— Start Records for this task —

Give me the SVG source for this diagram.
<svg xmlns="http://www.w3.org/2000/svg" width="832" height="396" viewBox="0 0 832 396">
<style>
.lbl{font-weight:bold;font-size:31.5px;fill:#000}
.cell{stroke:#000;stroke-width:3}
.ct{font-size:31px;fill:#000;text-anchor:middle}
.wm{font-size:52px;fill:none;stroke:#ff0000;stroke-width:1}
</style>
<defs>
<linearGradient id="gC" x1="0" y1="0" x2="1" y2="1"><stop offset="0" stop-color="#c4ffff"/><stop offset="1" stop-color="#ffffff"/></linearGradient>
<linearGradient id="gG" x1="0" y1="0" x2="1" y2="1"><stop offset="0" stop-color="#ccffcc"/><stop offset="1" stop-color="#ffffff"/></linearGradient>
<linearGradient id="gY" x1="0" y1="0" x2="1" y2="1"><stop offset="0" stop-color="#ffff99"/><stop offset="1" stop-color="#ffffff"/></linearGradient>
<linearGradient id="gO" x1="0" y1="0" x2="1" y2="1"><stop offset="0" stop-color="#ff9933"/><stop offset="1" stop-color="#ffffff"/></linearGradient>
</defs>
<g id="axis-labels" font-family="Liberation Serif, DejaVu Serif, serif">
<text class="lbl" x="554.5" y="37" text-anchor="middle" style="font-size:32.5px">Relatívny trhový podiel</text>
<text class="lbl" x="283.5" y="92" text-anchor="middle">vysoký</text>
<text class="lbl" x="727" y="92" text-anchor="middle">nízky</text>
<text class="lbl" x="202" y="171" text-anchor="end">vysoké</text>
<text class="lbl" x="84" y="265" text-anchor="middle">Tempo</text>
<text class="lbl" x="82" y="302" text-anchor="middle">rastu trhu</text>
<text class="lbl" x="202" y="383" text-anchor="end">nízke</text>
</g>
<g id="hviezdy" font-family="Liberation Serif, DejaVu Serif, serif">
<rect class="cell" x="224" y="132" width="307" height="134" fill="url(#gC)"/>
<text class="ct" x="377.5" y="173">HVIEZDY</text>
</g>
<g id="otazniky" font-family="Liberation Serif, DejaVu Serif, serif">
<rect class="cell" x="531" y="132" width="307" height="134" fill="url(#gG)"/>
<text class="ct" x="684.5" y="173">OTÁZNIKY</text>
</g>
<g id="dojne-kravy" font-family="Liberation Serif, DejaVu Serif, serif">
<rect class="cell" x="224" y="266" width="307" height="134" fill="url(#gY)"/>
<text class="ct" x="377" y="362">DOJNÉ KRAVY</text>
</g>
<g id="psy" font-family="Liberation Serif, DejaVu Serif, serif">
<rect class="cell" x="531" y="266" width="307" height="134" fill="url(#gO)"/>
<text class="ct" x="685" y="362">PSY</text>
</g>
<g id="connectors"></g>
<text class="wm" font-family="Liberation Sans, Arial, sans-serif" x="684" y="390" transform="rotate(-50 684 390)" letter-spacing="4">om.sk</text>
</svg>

— End Records for this task —
— Start Records for this task —

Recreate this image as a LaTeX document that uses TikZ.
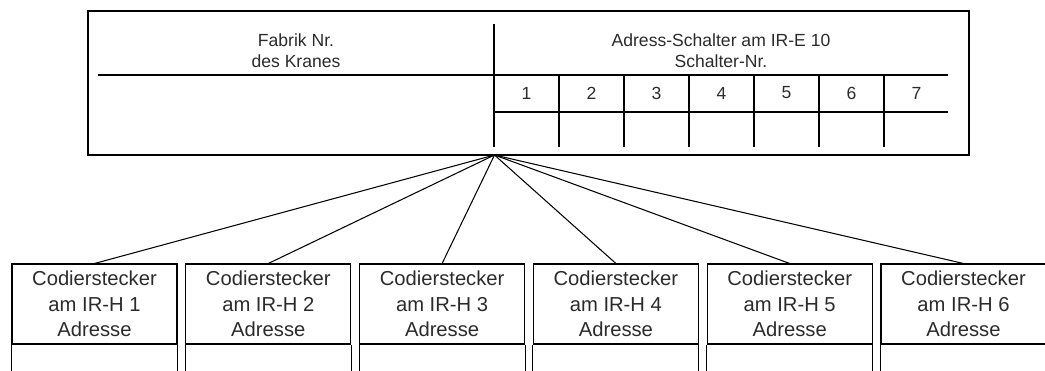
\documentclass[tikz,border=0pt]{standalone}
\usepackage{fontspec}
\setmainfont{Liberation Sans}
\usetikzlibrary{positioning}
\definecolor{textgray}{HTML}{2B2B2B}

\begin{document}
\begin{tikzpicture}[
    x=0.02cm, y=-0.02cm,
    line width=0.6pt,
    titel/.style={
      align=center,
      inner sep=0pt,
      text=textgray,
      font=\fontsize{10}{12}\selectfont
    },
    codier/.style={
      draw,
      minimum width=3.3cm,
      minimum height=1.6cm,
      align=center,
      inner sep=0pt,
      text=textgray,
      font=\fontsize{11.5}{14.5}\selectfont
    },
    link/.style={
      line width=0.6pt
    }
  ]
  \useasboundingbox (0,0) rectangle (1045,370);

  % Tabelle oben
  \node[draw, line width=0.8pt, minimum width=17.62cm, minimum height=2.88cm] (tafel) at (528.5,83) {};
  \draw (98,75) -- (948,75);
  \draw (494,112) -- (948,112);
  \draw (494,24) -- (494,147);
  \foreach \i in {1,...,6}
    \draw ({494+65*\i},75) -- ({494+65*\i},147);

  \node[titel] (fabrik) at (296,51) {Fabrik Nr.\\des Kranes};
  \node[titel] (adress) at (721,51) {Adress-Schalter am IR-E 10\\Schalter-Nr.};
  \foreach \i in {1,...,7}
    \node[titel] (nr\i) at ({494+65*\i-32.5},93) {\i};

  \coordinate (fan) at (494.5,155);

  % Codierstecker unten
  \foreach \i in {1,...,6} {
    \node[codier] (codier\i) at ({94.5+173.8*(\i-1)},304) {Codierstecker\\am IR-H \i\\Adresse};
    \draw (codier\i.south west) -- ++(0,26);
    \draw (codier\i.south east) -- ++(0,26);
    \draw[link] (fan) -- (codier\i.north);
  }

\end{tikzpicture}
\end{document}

— End Records for this task —
— Start Records for this task —

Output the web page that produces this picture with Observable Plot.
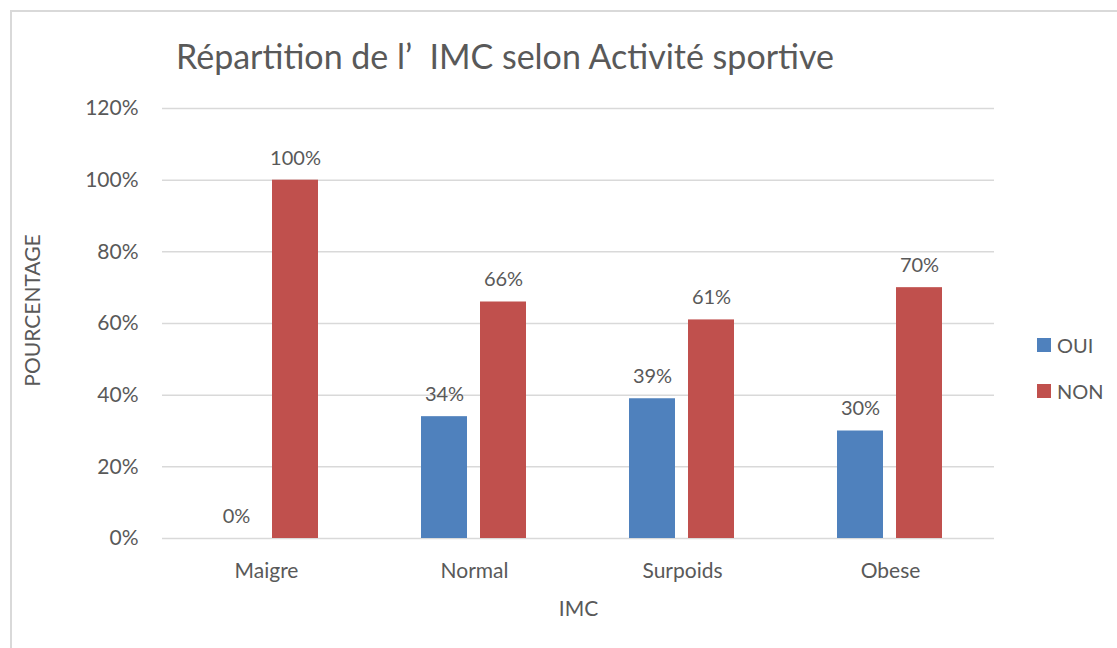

— End Records for this task —

The exercise —
Starting at the line containing "Recreate this image" and stopping after the line containing "(fan) at (494.5,155);", give the lines again exactly and leave out every image.

Written solution —
Recreate this image as a LaTeX document that uses TikZ.
\documentclass[tikz,border=0pt]{standalone}
\usepackage{fontspec}
\setmainfont{Liberation Sans}
\usetikzlibrary{positioning}
\definecolor{textgray}{HTML}{2B2B2B}

\begin{document}
\begin{tikzpicture}[
    x=0.02cm, y=-0.02cm,
    line width=0.6pt,
    titel/.style={
      align=center,
      inner sep=0pt,
      text=textgray,
      font=\fontsize{10}{12}\selectfont
    },
    codier/.style={
      draw,
      minimum width=3.3cm,
      minimum height=1.6cm,
      align=center,
      inner sep=0pt,
      text=textgray,
      font=\fontsize{11.5}{14.5}\selectfont
    },
    link/.style={
      line width=0.6pt
    }
  ]
  \useasboundingbox (0,0) rectangle (1045,370);

  % Tabelle oben
  \node[draw, line width=0.8pt, minimum width=17.62cm, minimum height=2.88cm] (tafel) at (528.5,83) {};
  \draw (98,75) -- (948,75);
  \draw (494,112) -- (948,112);
  \draw (494,24) -- (494,147);
  \foreach \i in {1,...,6}
    \draw ({494+65*\i},75) -- ({494+65*\i},147);

  \node[titel] (fabrik) at (296,51) {Fabrik Nr.\\des Kranes};
  \node[titel] (adress) at (721,51) {Adress-Schalter am IR-E 10\\Schalter-Nr.};
  \foreach \i in {1,...,7}
    \node[titel] (nr\i) at ({494+65*\i-32.5},93) {\i};

  \coordinate (fan) at (494.5,155);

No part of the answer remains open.